• Written instruction
Leave out any pictures and transcribe all other data below exactly.

• Raw data
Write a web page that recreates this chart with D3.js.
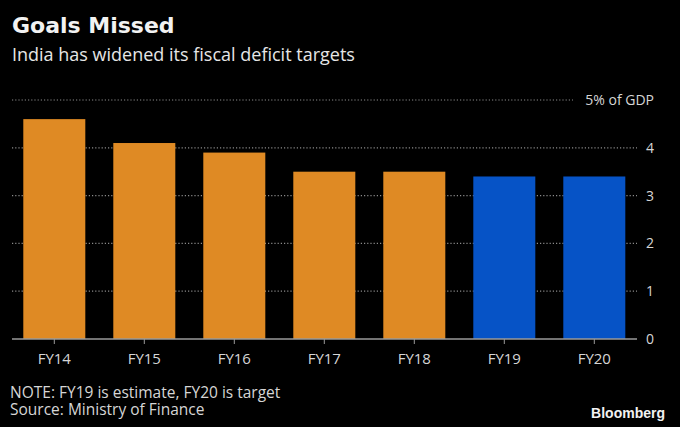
<!DOCTYPE html>
<html><head><meta charset="utf-8">
<script src="https://cdn.jsdelivr.net/npm/d3@7"></script>
<style>html,body{margin:0;padding:0;background:#000;}</style>
</head><body>
<svg id="chart" width="680" height="427"></svg>
<script>
const categories = ["FY14","FY15","FY16","FY17","FY18","FY19","FY20"];
const values = [4.6, 4.1, 3.9, 3.5, 3.5, 3.4, 3.4];
const seriesType = ["actual","actual","actual","actual","actual","estimate","estimate"];
const yTicks = [0,1,2,3,4,5];
const yTickLabels = ["0","1","2","3","4","5% of GDP"];

const svg = d3.select("#chart");
svg.append("rect").attr("width",680).attr("height",427).attr("fill","#000");
const font = "'Open Sans', sans-serif";

const x = d3.scaleBand().domain(categories).range([9.3, 639.3]).paddingInner(0.311).paddingOuter(0.1555);
const y = d3.scaleLinear().domain([0,5]).range([339, 100]);
const color = d3.scaleOrdinal().domain(["actual","estimate"]).range(["#DF8A24","#0653C6"]);

// gridlines
const grid = svg.append("g");
yTicks.filter(t => t > 0).forEach(t => {
  grid.append("line")
    .attr("x1", 12).attr("x2", t === 5 ? 573 : 637)
    .attr("y1", y(t)).attr("y2", y(t))
    .attr("stroke", "#8a8a8a").attr("stroke-width", 1.2)
    .attr("stroke-dasharray", "1.2,2");
});

// bars
svg.append("g").selectAll("rect").data(categories).join("rect")
  .attr("x", d => x(d)).attr("width", x.bandwidth())
  .attr("y", (d,i) => y(values[i])).attr("height", (d,i) => y(0) - y(values[i]))
  .attr("fill", (d,i) => color(seriesType[i]));

// x axis
const xAxis = d3.axisBottom(x).tickSize(5).tickPadding(9);
const gx = svg.append("g").attr("transform", `translate(0,${y(0)})`).call(xAxis);
gx.select(".domain").remove();
gx.append("line").attr("x1", 12).attr("x2", 637).attr("y1", 0).attr("y2", 0)
  .attr("stroke", "#9a9a9a").attr("stroke-width", 1.6);
gx.selectAll(".tick line").attr("stroke", "#9a9a9a").attr("stroke-width", 1);
gx.selectAll(".tick text").attr("fill", "#d6d6d6").attr("font-size", 15).attr("font-family", font);

// y axis (right labels)
const yAxis = d3.axisRight(y).tickValues(yTicks).tickFormat((d,i) => yTickLabels[i]).tickSize(0).tickPadding(0);
const gy = svg.append("g").attr("transform", `translate(654,0)`).call(yAxis);
gy.select(".domain").remove();
gy.selectAll(".tick text").attr("fill", "#d6d6d6").attr("font-size", 14).attr("font-family", font)
  .attr("text-anchor", "end").attr("x", 0);

// titles
svg.append("text").attr("x", 12).attr("y", 33).text("Goals Missed")
  .attr("fill", "#f2f2f2").attr("font-size", 22).attr("font-weight", "bold").attr("font-family", "'DejaVu Sans', sans-serif");
svg.append("text").attr("x", 12).attr("y", 61).text("India has widened its fiscal deficit targets")
  .attr("fill", "#e6e6e6").attr("font-size", 18).attr("font-family", font);

// footer
svg.append("text").attr("x", 10).attr("y", 398).text("NOTE: FY19 is estimate, FY20 is target")
  .attr("fill", "#d6d6d6").attr("font-size", 15.5).attr("font-family", font);
svg.append("text").attr("x", 10).attr("y", 415).text("Source: Ministry of Finance")
  .attr("fill", "#d6d6d6").attr("font-size", 15.5).attr("font-family", font);
svg.append("text").attr("x", 665).attr("y", 418).attr("text-anchor", "end").text("Bloomberg")
  .attr("fill", "#f2f2f2").attr("font-size", 14).attr("font-weight", "bold").attr("font-family", "'Liberation Sans', Arial, sans-serif");
</script>
</body></html>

• Response
Write a web page that recreates this chart with D3.js.
<!DOCTYPE html>
<html><head><meta charset="utf-8">
<script src="https://cdn.jsdelivr.net/npm/d3@7"></script>
<style>html,body{margin:0;padding:0;background:#000;}</style>
</head><body>
<svg id="chart" width="680" height="427"></svg>
<script>
const categories = ["FY14","FY15","FY16","FY17","FY18","FY19","FY20"];
const values = [4.6, 4.1, 3.9, 3.5, 3.5, 3.4, 3.4];
const seriesType = ["actual","actual","actual","actual","actual","estimate","estimate"];
const yTicks = [0,1,2,3,4,5];
const yTickLabels = ["0","1","2","3","4","5% of GDP"];

const svg = d3.select("#chart");
svg.append("rect").attr("width",680).attr("height",427).attr("fill","#000");
const font = "'Open Sans', sans-serif";

const x = d3.scaleBand().domain(categories).range([9.3, 639.3]).paddingInner(0.311).paddingOuter(0.1555);
const y = d3.scaleLinear().domain([0,5]).range([339, 100]);
const color = d3.scaleOrdinal().domain(["actual","estimate"]).range(["#DF8A24","#0653C6"]);

// gridlines
const grid = svg.append("g");
yTicks.filter(t => t > 0).forEach(t => {
  grid.append("line")
    .attr("x1", 12).attr("x2", t === 5 ? 573 : 637)
    .attr("y1", y(t)).attr("y2", y(t))
    .attr("stroke", "#8a8a8a").attr("stroke-width", 1.2)
    .attr("stroke-dasharray", "1.2,2");
});

// bars
svg.append("g").selectAll("rect").data(categories).join("rect")
  .attr("x", d => x(d)).attr("width", x.bandwidth())
  .attr("y", (d,i) => y(values[i])).attr("height", (d,i) => y(0) - y(values[i]))
  .attr("fill", (d,i) => color(seriesType[i]));

// x axis
const xAxis = d3.axisBottom(x).tickSize(5).tickPadding(9);
const gx = svg.append("g").attr("transform", `translate(0,${y(0)})`).call(xAxis);
gx.select(".domain").remove();
gx.append("line").attr("x1", 12).attr("x2", 637).attr("y1", 0).attr("y2", 0)
  .attr("stroke", "#9a9a9a").attr("stroke-width", 1.6);
gx.selectAll(".tick line").attr("stroke", "#9a9a9a").attr("stroke-width", 1);
gx.selectAll(".tick text").attr("fill", "#d6d6d6").attr("font-size", 15).attr("font-family", font);

// y axis (right labels)
const yAxis = d3.axisRight(y).tickValues(yTicks).tickFormat((d,i) => yTickLabels[i]).tickSize(0).tickPadding(0);
const gy = svg.append("g").attr("transform", `translate(654,0)`).call(yAxis);
gy.select(".domain").remove();
gy.selectAll(".tick text").attr("fill", "#d6d6d6").attr("font-size", 14).attr("font-family", font)
  .attr("text-anchor", "end").attr("x", 0);

// titles
svg.append("text").attr("x", 12).attr("y", 33).text("Goals Missed")
  .attr("fill", "#f2f2f2").attr("font-size", 22).attr("font-weight", "bold").attr("font-family", "'DejaVu Sans', sans-serif");
svg.append("text").attr("x", 12).attr("y", 61).text("India has widened its fiscal deficit targets")
  .attr("fill", "#e6e6e6").attr("font-size", 18).attr("font-family", font);

// footer
svg.append("text").attr("x", 10).attr("y", 398).text("NOTE: FY19 is estimate, FY20 is target")
  .attr("fill", "#d6d6d6").attr("font-size", 15.5).attr("font-family", font);
svg.append("text").attr("x", 10).attr("y", 415).text("Source: Ministry of Finance")
  .attr("fill", "#d6d6d6").attr("font-size", 15.5).attr("font-family", font);
svg.append("text").attr("x", 665).attr("y", 418).attr("text-anchor", "end").text("Bloomberg")
  .attr("fill", "#f2f2f2").attr("font-size", 14).attr("font-weight", "bold").attr("font-family", "'Liberation Sans', Arial, sans-serif");
</script>
</body></html>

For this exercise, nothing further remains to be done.